Below are several records. Retype exactly those lines running from the one with "Write the TikZ code for this diagram." through the one with "(-327pt,36.5pt) rectangle (201.5pt,-221pt);", end lines included, and no others.
####################
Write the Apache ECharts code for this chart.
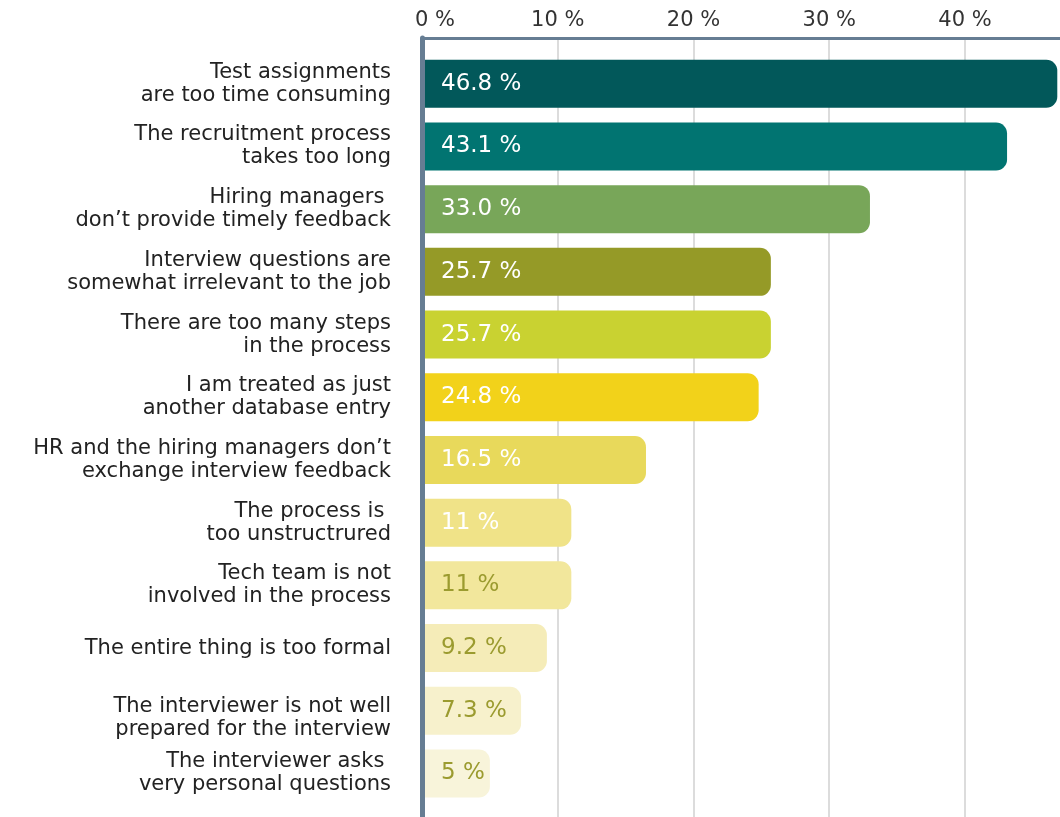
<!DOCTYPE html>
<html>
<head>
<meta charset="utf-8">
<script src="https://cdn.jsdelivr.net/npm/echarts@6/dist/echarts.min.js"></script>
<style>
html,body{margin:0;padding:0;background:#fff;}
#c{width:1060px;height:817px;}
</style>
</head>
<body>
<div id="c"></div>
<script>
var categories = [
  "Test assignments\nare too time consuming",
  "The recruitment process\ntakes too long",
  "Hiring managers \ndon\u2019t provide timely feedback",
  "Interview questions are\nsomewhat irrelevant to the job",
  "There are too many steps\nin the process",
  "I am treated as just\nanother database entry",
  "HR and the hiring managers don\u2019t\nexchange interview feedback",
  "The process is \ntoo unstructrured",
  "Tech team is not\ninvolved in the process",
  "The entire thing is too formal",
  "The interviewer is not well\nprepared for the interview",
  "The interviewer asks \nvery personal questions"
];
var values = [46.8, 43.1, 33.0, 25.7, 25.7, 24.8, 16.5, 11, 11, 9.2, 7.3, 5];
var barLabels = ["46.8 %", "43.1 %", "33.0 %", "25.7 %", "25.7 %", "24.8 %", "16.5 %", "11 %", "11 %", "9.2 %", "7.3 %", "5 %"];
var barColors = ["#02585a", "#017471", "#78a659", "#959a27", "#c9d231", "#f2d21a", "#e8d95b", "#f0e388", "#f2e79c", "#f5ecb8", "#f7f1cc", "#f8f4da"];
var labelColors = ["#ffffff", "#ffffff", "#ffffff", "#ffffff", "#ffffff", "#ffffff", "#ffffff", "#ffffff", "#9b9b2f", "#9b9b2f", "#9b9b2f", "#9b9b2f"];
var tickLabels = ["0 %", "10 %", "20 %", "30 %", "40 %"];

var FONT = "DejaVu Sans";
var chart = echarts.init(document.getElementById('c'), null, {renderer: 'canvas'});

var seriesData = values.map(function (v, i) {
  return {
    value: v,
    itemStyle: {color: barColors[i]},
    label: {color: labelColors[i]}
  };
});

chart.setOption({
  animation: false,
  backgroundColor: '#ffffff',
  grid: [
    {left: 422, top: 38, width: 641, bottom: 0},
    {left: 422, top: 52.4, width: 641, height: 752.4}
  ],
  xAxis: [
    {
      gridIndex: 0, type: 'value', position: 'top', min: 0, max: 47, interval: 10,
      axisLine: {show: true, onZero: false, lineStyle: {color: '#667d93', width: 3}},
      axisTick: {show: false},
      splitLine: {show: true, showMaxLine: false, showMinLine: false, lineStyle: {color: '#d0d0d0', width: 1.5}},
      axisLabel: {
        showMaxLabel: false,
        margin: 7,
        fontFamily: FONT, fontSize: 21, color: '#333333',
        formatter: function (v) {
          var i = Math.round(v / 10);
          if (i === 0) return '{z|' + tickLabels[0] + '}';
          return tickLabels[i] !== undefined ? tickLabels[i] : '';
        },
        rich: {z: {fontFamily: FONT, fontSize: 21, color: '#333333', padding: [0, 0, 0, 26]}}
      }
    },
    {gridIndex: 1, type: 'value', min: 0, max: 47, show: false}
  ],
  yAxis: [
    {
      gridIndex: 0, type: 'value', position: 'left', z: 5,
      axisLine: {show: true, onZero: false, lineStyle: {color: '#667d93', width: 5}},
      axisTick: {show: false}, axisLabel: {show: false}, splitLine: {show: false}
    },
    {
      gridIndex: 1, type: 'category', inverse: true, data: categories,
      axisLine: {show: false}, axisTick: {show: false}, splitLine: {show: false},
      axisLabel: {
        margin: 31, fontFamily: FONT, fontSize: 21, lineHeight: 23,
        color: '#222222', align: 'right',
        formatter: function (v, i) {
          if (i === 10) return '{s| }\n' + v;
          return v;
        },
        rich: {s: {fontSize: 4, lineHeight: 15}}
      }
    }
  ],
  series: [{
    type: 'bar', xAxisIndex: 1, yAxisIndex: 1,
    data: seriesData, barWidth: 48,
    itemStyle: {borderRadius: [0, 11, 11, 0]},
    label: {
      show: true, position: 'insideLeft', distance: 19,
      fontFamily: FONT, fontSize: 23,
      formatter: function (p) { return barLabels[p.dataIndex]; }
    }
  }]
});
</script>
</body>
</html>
####################
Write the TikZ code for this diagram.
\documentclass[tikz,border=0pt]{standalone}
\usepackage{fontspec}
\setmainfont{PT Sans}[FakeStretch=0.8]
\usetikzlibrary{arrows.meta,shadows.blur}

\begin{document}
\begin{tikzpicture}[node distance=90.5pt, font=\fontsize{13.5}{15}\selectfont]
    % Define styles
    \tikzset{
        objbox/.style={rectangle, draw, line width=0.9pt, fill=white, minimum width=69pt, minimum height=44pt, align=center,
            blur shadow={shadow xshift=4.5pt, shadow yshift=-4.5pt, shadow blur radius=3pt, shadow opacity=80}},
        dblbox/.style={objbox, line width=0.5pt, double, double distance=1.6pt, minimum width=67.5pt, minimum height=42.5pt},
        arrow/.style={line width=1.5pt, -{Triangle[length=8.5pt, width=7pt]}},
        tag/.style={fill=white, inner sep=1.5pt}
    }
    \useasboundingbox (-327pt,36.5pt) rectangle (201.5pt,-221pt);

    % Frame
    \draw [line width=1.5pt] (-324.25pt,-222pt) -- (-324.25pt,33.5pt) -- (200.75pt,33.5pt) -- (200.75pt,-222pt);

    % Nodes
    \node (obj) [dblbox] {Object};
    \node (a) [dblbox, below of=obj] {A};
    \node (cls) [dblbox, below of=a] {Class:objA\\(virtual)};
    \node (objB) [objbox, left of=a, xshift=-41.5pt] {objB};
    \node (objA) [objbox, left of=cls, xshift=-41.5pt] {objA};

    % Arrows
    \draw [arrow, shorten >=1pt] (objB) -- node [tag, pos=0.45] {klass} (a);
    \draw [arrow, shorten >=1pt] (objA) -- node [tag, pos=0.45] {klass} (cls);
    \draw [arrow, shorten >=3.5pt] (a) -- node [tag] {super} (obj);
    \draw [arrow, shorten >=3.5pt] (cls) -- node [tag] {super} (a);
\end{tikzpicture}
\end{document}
####################
[Solved exercise]
Write the TikZ code for this diagram.
\documentclass[tikz,border=0pt]{standalone}
\usepackage{fontspec}
\setmainfont{PT Sans}[FakeStretch=0.8]
\usetikzlibrary{arrows.meta,shadows.blur}

\begin{document}
\begin{tikzpicture}[node distance=90.5pt, font=\fontsize{13.5}{15}\selectfont]
    % Define styles
    \tikzset{
        objbox/.style={rectangle, draw, line width=0.9pt, fill=white, minimum width=69pt, minimum height=44pt, align=center,
            blur shadow={shadow xshift=4.5pt, shadow yshift=-4.5pt, shadow blur radius=3pt, shadow opacity=80}},
        dblbox/.style={objbox, line width=0.5pt, double, double distance=1.6pt, minimum width=67.5pt, minimum height=42.5pt},
        arrow/.style={line width=1.5pt, -{Triangle[length=8.5pt, width=7pt]}},
        tag/.style={fill=white, inner sep=1.5pt}
    }
    \useasboundingbox (-327pt,36.5pt) rectangle (201.5pt,-221pt);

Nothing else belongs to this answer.